## Short problem
Give an exact copy of every line, leaving images out.

## Data provided
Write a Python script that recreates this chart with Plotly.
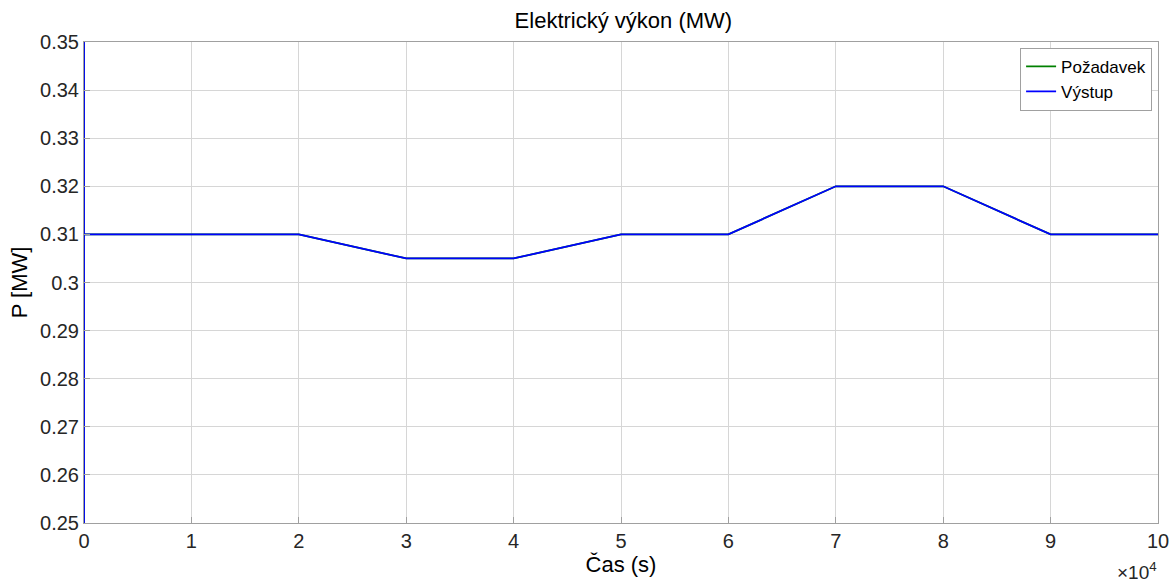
import plotly.graph_objects as go

# Data
time_s = [0, 0, 0, 20000, 30000, 40000, 50000, 60000, 70000, 80000, 90000, 100000]
pozadavek = [0.0, 0.40, 0.31, 0.31, 0.305, 0.305, 0.31, 0.31, 0.32, 0.32, 0.31, 0.31]
vystup = [0.0, 0.40, 0.31, 0.31, 0.305, 0.305, 0.31, 0.31, 0.32, 0.32, 0.31, 0.31]

x_tickvals = [0, 10000, 20000, 30000, 40000, 50000, 60000, 70000, 80000, 90000, 100000]
x_ticktext = ["0", "1", "2", "3", "4", "5", "6", "7", "8", "9", "10"]
y_tickvals = [0.25, 0.26, 0.27, 0.28, 0.29, 0.30, 0.31, 0.32, 0.33, 0.34, 0.35]
y_ticktext = ["0.25", "0.26", "0.27", "0.28", "0.29", "0.3", "0.31", "0.32", "0.33", "0.34", "0.35"]

FONT = "Liberation Sans, Arial, Helvetica, sans-serif"
TXT = "#262626"

fig = go.Figure()
fig.add_trace(go.Scatter(x=time_s, y=pozadavek, mode="lines", name="Požadavek",
                         line=dict(color="#008000", width=1.8)))
fig.add_trace(go.Scatter(x=time_s, y=vystup, mode="lines", name="Výstup",
                         line=dict(color="#0000ff", width=1.8)))

axis_common = dict(showgrid=True, gridcolor="#d6d6d6", gridwidth=1,
                   showline=True, linecolor="#a0a0a0", linewidth=1, mirror=True,
                   zeroline=False, ticks="inside", ticklen=6, tickcolor="#a0a0a0",
                   automargin=False,
                   tickfont=dict(family=FONT, size=20, color=TXT))

fig.update_layout(
    width=1174, height=585,
    margin=dict(l=84, r=16, t=42, b=62),
    paper_bgcolor="white", plot_bgcolor="white",
    font=dict(family=FONT, color=TXT),
    title=dict(text="Elektrický výkon (MW)", x=0.531, xanchor="center", y=0.965, yanchor="middle",
               font=dict(family=FONT, size=22, color="#000000")),
    xaxis=dict(range=[0, 100000], tickvals=x_tickvals, ticktext=x_ticktext,
               title=dict(text="Čas (s)", font=dict(family=FONT, size=22, color="#000000"), standoff=2),
               **axis_common),
    yaxis=dict(range=[0.25, 0.35], tickvals=y_tickvals, ticktext=y_ticktext,
               title=dict(text="P [MW]", font=dict(family=FONT, size=22, color="#000000"), standoff=6),
               **axis_common),
    legend=dict(x=0.9945, xanchor="right", y=0.988, yanchor="top",
                bgcolor="white", bordercolor="#a0a0a0", borderwidth=1,
                font=dict(family=FONT, size=17, color="#000000"),
                itemwidth=30, tracegroupgap=0),
    showlegend=True,
)

fig.add_annotation(text="×10<sup>4</sup>", xref="paper", yref="paper", x=1.0, y=-0.1268,
                   xanchor="right", yanchor="bottom", showarrow=False, borderpad=0,
                   font=dict(family=FONT, size=19, color=TXT))

fig.write_html("out.html")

## Response
Write a Python script that recreates this chart with Plotly.
import plotly.graph_objects as go

# Data
time_s = [0, 0, 0, 20000, 30000, 40000, 50000, 60000, 70000, 80000, 90000, 100000]
pozadavek = [0.0, 0.40, 0.31, 0.31, 0.305, 0.305, 0.31, 0.31, 0.32, 0.32, 0.31, 0.31]
vystup = [0.0, 0.40, 0.31, 0.31, 0.305, 0.305, 0.31, 0.31, 0.32, 0.32, 0.31, 0.31]

x_tickvals = [0, 10000, 20000, 30000, 40000, 50000, 60000, 70000, 80000, 90000, 100000]
x_ticktext = ["0", "1", "2", "3", "4", "5", "6", "7", "8", "9", "10"]
y_tickvals = [0.25, 0.26, 0.27, 0.28, 0.29, 0.30, 0.31, 0.32, 0.33, 0.34, 0.35]
y_ticktext = ["0.25", "0.26", "0.27", "0.28", "0.29", "0.3", "0.31", "0.32", "0.33", "0.34", "0.35"]

FONT = "Liberation Sans, Arial, Helvetica, sans-serif"
TXT = "#262626"

fig = go.Figure()
fig.add_trace(go.Scatter(x=time_s, y=pozadavek, mode="lines", name="Požadavek",
                         line=dict(color="#008000", width=1.8)))
fig.add_trace(go.Scatter(x=time_s, y=vystup, mode="lines", name="Výstup",
                         line=dict(color="#0000ff", width=1.8)))

axis_common = dict(showgrid=True, gridcolor="#d6d6d6", gridwidth=1,
                   showline=True, linecolor="#a0a0a0", linewidth=1, mirror=True,
                   zeroline=False, ticks="inside", ticklen=6, tickcolor="#a0a0a0",
                   automargin=False,
                   tickfont=dict(family=FONT, size=20, color=TXT))

fig.update_layout(
    width=1174, height=585,
    margin=dict(l=84, r=16, t=42, b=62),
    paper_bgcolor="white", plot_bgcolor="white",
    font=dict(family=FONT, color=TXT),
    title=dict(text="Elektrický výkon (MW)", x=0.531, xanchor="center", y=0.965, yanchor="middle",
               font=dict(family=FONT, size=22, color="#000000")),
    xaxis=dict(range=[0, 100000], tickvals=x_tickvals, ticktext=x_ticktext,
               title=dict(text="Čas (s)", font=dict(family=FONT, size=22, color="#000000"), standoff=2),
               **axis_common),
    yaxis=dict(range=[0.25, 0.35], tickvals=y_tickvals, ticktext=y_ticktext,
               title=dict(text="P [MW]", font=dict(family=FONT, size=22, color="#000000"), standoff=6),
               **axis_common),
    legend=dict(x=0.9945, xanchor="right", y=0.988, yanchor="top",
                bgcolor="white", bordercolor="#a0a0a0", borderwidth=1,
                font=dict(family=FONT, size=17, color="#000000"),
                itemwidth=30, tracegroupgap=0),
    showlegend=True,
)

fig.add_annotation(text="×10<sup>4</sup>", xref="paper", yref="paper", x=1.0, y=-0.1268,
                   xanchor="right", yanchor="bottom", showarrow=False, borderpad=0,
                   font=dict(family=FONT, size=19, color=TXT))

fig.write_html("out.html")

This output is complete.